Innovations in technology and politics have been significant factors for the expansion of government agencies and the administrative laws that govern citizens. Seaquist (2012) suggests these government agencies are also considered the fourth branch of government. Since the 1930s, the federal government has been expanding its regulatory authority on most areas that affect commerce. Congress created these administrative agencies to oversee and manage specific functions. In addition, they are empowered to create agency rules set forth by guidelines provided from the Administrative Procedure Act (APA). Furthermore, these agencies have the force of the law to support them (Seaquist, 2012).

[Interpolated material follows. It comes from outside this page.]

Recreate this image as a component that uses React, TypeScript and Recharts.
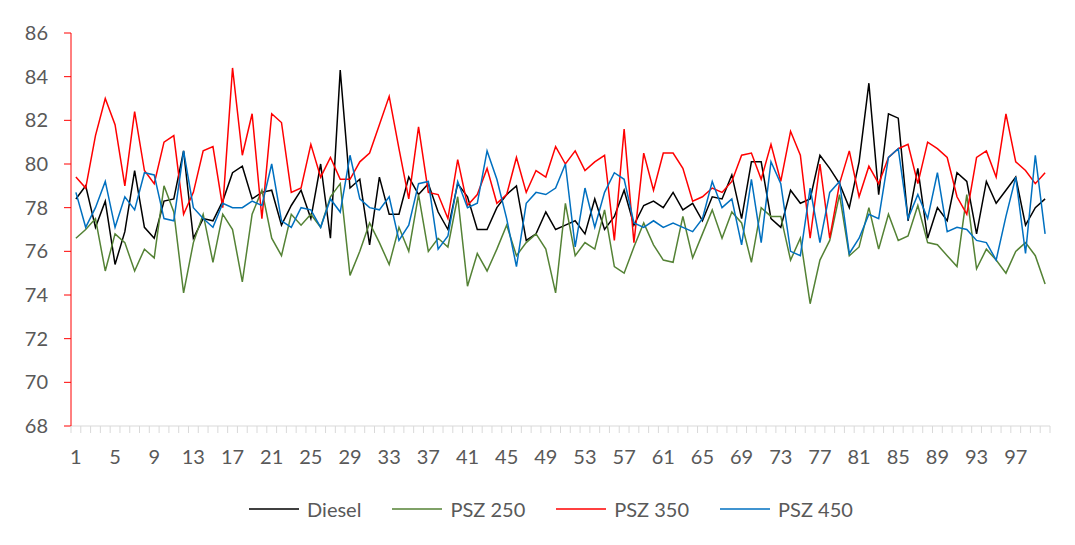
import { LineChart, Line, XAxis, YAxis, Legend } from 'recharts'

// sample index 1..100
const categories = Array.from({ length: 100 }, (_, i) => i + 1)
const shownLabels = [1, 5, 9, 13, 17, 21, 25, 29, 33, 37, 41, 45, 49, 53, 57, 61, 65, 69, 73, 77, 81, 85, 89, 93, 97]
const yTicks = [68, 70, 72, 74, 76, 78, 80, 82, 84, 86]

const diesel = [
  78.4, 79.0, 77.1, 78.3, 75.4, 76.9, 79.7, 77.1, 76.6, 78.3,
  78.4, 80.6, 76.6, 77.5, 77.4, 78.3, 79.6, 79.9, 78.4, 78.7,
  78.8, 77.2, 78.1, 78.8, 77.5, 80.0, 76.6, 84.3, 78.9, 79.3,
  76.3, 79.4, 77.7, 77.7, 79.4, 78.6, 79.1, 77.8, 77.0, 79.1,
  78.5, 77.0, 77.0, 78.0, 78.6, 79.0, 76.5, 76.8, 77.8, 77.0,
  77.2, 77.4, 76.8, 78.4, 77.0, 77.6, 78.8, 77.2, 78.1, 78.3,
  78.0, 78.7, 77.9, 78.2, 77.4, 78.5, 78.4, 79.5, 77.5, 80.1,
  80.1, 77.5, 77.1, 78.8, 78.2, 78.4, 80.4, 79.8, 79.1, 78.0,
  80.1, 83.7, 78.6, 82.3, 82.1, 77.4, 79.8, 76.6, 78.0, 77.4,
  79.6, 79.2, 76.8, 79.2, 78.2, 78.8, 79.4, 77.2, 78.0, 78.4,
]

const psz250 = [
  76.6, 77.0, 77.5, 75.1, 76.8, 76.4, 75.1, 76.1, 75.7, 79.0,
  77.8, 74.1, 76.4, 77.7, 75.5, 77.7, 77.0, 74.6, 77.7, 78.8,
  76.6, 75.8, 77.7, 77.2, 77.7, 77.1, 78.5, 79.1, 74.9, 76.0,
  77.3, 76.4, 75.4, 77.1, 76.0, 78.6, 76.0, 76.6, 76.2, 78.5,
  74.4, 75.9, 75.1, 76.1, 77.2, 75.8, 76.4, 76.8, 76.1, 74.1,
  78.2, 75.8, 76.4, 76.1, 77.9, 75.3, 75.0, 76.2, 77.3, 76.3,
  75.6, 75.5, 77.6, 75.7, 76.8, 77.9, 76.6, 77.8, 77.3, 75.5,
  78.0, 77.6, 77.6, 75.6, 76.6, 73.6, 75.6, 76.5, 78.6, 75.8,
  76.2, 78.0, 76.1, 77.7, 76.5, 76.7, 78.1, 76.4, 76.3, 75.8,
  75.3, 78.6, 75.2, 76.1, 75.6, 75.0, 76.0, 76.4, 75.8, 74.5,
]

const psz350 = [
  79.4, 78.9, 81.3, 83.0, 81.8, 79.0, 82.4, 79.7, 79.1, 81.0,
  81.3, 77.7, 78.7, 80.6, 80.8, 78.0, 84.4, 80.4, 82.3, 77.5,
  82.3, 81.9, 78.7, 78.9, 80.9, 79.4, 80.3, 79.3, 79.3, 80.1,
  80.5, 81.8, 83.1, 80.7, 78.4, 81.7, 78.7, 78.6, 77.5, 80.2,
  78.1, 78.6, 79.8, 78.2, 78.6, 80.3, 78.7, 79.7, 79.4, 80.8,
  80.0, 80.6, 79.7, 80.1, 80.4, 76.5, 81.6, 76.4, 80.5, 78.8,
  80.5, 80.5, 79.8, 78.3, 78.5, 78.9, 78.7, 79.2, 80.4, 80.5,
  79.3, 80.9, 79.2, 81.5, 80.4, 76.6, 80.0, 76.6, 79.1, 80.6,
  78.5, 79.9, 79.1, 80.3, 80.7, 80.9, 79.1, 81.0, 80.7, 80.3,
  78.5, 77.7, 80.3, 80.6, 79.4, 82.3, 80.1, 79.7, 79.1, 79.6,
]

const psz450 = [
  78.7, 77.1, 78.0, 79.2, 77.1, 78.5, 77.9, 79.6, 79.5, 77.5,
  77.4, 80.6, 78.0, 77.5, 77.1, 78.2, 78.0, 78.0, 78.3, 78.1,
  80.0, 77.4, 77.1, 78.0, 77.9, 77.1, 78.4, 77.8, 80.4, 78.4,
  78.0, 77.9, 78.5, 76.5, 77.2, 79.1, 79.2, 76.1, 76.7, 79.2,
  78.0, 78.2, 80.6, 79.3, 77.5, 75.3, 78.2, 78.7, 78.6, 78.9,
  80.0, 76.2, 78.9, 77.1, 78.7, 79.6, 79.3, 77.3, 77.1, 77.4,
  77.1, 77.3, 77.1, 76.9, 77.5, 79.2, 78.0, 78.4, 76.3, 79.3,
  76.4, 80.1, 79.1, 76.0, 75.8, 78.9, 76.4, 78.7, 79.2, 75.9,
  76.6, 77.7, 77.5, 80.3, 80.7, 77.5, 78.6, 77.5, 79.6, 76.9,
  77.1, 77.0, 76.5, 76.4, 75.6, 77.6, 79.4, 75.9, 80.4, 76.8,
]

const seriesNames = ['Diesel', 'PSZ 250', 'PSZ 350', 'PSZ 450']
const seriesColors = ['#000000', '#548235', '#ff0000', '#0070c0']

const data = categories.map((n, i) => ({
  n,
  diesel: diesel[i],
  psz250: psz250[i],
  psz350: psz350[i],
  psz450: psz450[i],
}))

const CHART_W = 1059
const CHART_H = 532
const PLOT_LEFT = 63
const PLOT_RIGHT = 1042
const STEP = (PLOT_RIGHT - PLOT_LEFT) / categories.length
const TEXT = '#595959'
const FONT = 'Lato, sans-serif'

function CategoryTick(props: any) {
  const { x, y, payload } = props
  const v = payload.value
  const half = STEP / 2
  return (
    <g>
      <line x1={x - half} x2={x - half} y1={y} y2={y + 7} stroke="#d9d9d9" />
      {v === categories[categories.length - 1] && (
        <line x1={x + half} x2={x + half} y1={y} y2={y + 7} stroke="#d9d9d9" />
      )}
      {shownLabels.includes(v) && (
        <text x={x} y={y + 38} textAnchor="middle" fill={TEXT} fontSize={20} fontFamily={FONT}>
          {v}
        </text>
      )}
    </g>
  )
}

function LegendContent() {
  return (
    <div style={{ display: 'flex', justifyContent: 'center', alignItems: 'center', gap: 31, paddingLeft: 44, fontFamily: FONT }}>
      {seriesNames.map((name, i) => (
        <div key={name} style={{ display: 'flex', alignItems: 'center' }}>
          <svg width={50} height={10} style={{ display: 'block' }}>
            <line x1={0} x2={50} y1={5} y2={5} stroke={seriesColors[i]} strokeWidth={1.5} />
          </svg>
          <span style={{ marginLeft: 8, fontSize: 20, color: TEXT }}>{name}</span>
        </div>
      ))}
    </div>
  )
}

export default function App() {
  const keys = ['diesel', 'psz250', 'psz350', 'psz450']
  return (
    <div
      style={{
        marginTop: -4,
        marginLeft: -1,
        width: CHART_W,
        height: CHART_H,
        borderTop: '1px solid #d9d9d9',
        borderLeft: '1px solid #d9d9d9',
        background: '#fff',
      }}
    >
      <LineChart
        width={CHART_W}
        height={CHART_H}
        data={data}
        margin={{ top: 28, right: CHART_W - PLOT_RIGHT, bottom: 6, left: 0 }}
      >
        <XAxis
          dataKey="n"
          type="number"
          domain={[0.5, 100.5]}
          ticks={categories}
          interval={0}
          tick={<CategoryTick />}
          tickLine={false}
          tickSize={0}
          tickMargin={0}
          height={71}
          axisLine={{ stroke: '#d9d9d9' }}
        />
        <YAxis
          domain={[68, 86]}
          ticks={yTicks}
          interval={0}
          width={PLOT_LEFT}
          axisLine={{ stroke: '#ff0000' }}
          tickLine={{ stroke: '#ff0000' }}
          tickSize={7}
          tickMargin={16}
          tick={{ fill: TEXT, fontSize: 20, fontFamily: FONT }}
        />
        <Legend verticalAlign="bottom" height={34} content={<LegendContent />} />
        {keys.map((k, i) => (
          <Line
            key={k}
            type="linear"
            dataKey={k}
            name={seriesNames[i]}
            stroke={seriesColors[i]}
            strokeWidth={1.5}
            dot={false}
            isAnimationActive={false}
          />
        ))}
      </LineChart>
    </div>
  )
}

For example, Federal agencies consist of two separate branches: (a) independent and (b) executive. These agencies manage regulatory control and are powerful entities. Independent agencies (some of which include the EPA, EEOC, FCC, ICC and FTC) are granted the power to create their own rules, enforce them, conduct investigations and arbitrate disputes. In other words, they have been granted the power to act as legislator, law-enforcement, judge and jury. Executive agencies, on the other hand, serve to assist carrying out the responsibilities of the executive branch of the government. These agencies include the Justice Department’s FBI, the Treasury Department’s US Customs Service, the FDA is part of the Health and Human Services Department, and the FAA is an offshoot of the Transportation Department. These agencies, unlike independent agencies, are under the direction and control of the US President, who is also responsible for appointing and removing staff members. These agencies serve to regulate and control laws that govern society.
With all these agencies and the government regulations established, how was an event like the credit crisis of 2008 even possible? Blinder (2013) reminds us that as many witnessed the financial crisis unfold, one of the most perplexing issues Americans faced was how very little explanation was offered as to why and how it occurred. During the crisis, President Bush, on his way out of office, was elusive, and although President Obama was more visible, his explanation fell short of what the citizens deserved (Blinder, 2013). For example, the US economy, leading up to the crisis was that of growth and job creation. According to Jarvis (2012) Alan Greenspan, the head of the Federal Reserve governmental agency lowered interest rates which made investors eager to take advantage of (Jarvis, 2013). In other words he created cheap credit and made borrowing money easy which motivated bankers and lenders. The investment bankers in turn used their leverage to control outcomes to make more money by joining banks together with homeowners offering high risk sub-prime loans.
So the million dollar question is, if these government agencies were established to oversee and regulate laws, how were Wall Street investors and bankers able to create the credit crisis in the first place? And even more important, why was no one held accountable for their conduct or their part in creating the crisis? Soros (2008) contends that the crisis was slow in coming and that authorities could have anticipated it several years in advance when the “dot com” industry of the internet exploded in 2000. The Federal Government responded by cutting interest rates. This cheap money helped create a housing explosion because of leveraged buyouts and other excesses. The mind set was that because money was practically free, lenders kept lending until there was no one left to lend to (Soros, 2008). What could have prevented this? Many agree there is no one easy answer. Government agencies are there to help prevent situations like this, but when government officials are also being compensated by big business and are favored by Wall Street, they are more inclined to look the other way and go with the flow, until the situation reaches a tipping point. In other words, until those in places of authority are caught in ethical misconduct, these situations will occur because of issues like greed and power. Until serious reforms are implemented from trusted institutions these events will continue to surface. The first order of business in my view, is to identify the agencies and authorities that have a proven record of trust and ethical behavior including spotless track records. Use those as models to build others. Unfortunately, however, it has been difficult to discern who is trustworthy and truly have the citizen’s best interests at heart.
The US economy has endured financial crises in the past, but the credit crisis was a new beast that spread like wildfire from one market across many others. One thing is certain, that the financial markets and authorities were very slow to recognize that the global economy would be affected. Perhaps there were those that did not care about the consequences because they were too consumed by the wealth and affluence they enjoyed. What this crisis did reveal however, was that greed and excesses were at the root of the credit crisis. The good news is that the value of the American dollar will continue to grow because of the ongoing expansion of raw materials and energy. For example, biofuel legislation is generating a boom in agricultural products. Economic growth and falling interest rates in countries like China that turn negative, are positive signs that is normally associated with economic growth. This gives hope that the winds of change are making progress.
Blinder, A. (2013). After the music stopped: The financial crisis, the response, and the work ahead. New York, NY: The Penguin Press.
Jarvis, J. (2013). The crisis of credit visualized. Pasadena, CA, USA. Retrieved August 11, 2013, from http://vimeo.com/3261363
Seaquist, G. (2012). Business law for managers. San Diego, CA: Bridgepoint Education, Inc.
Soros, G. (2008). The new paradigm for financial markets: The credit crisis of 2008 and what it means. New York, NY: PublicAffairs.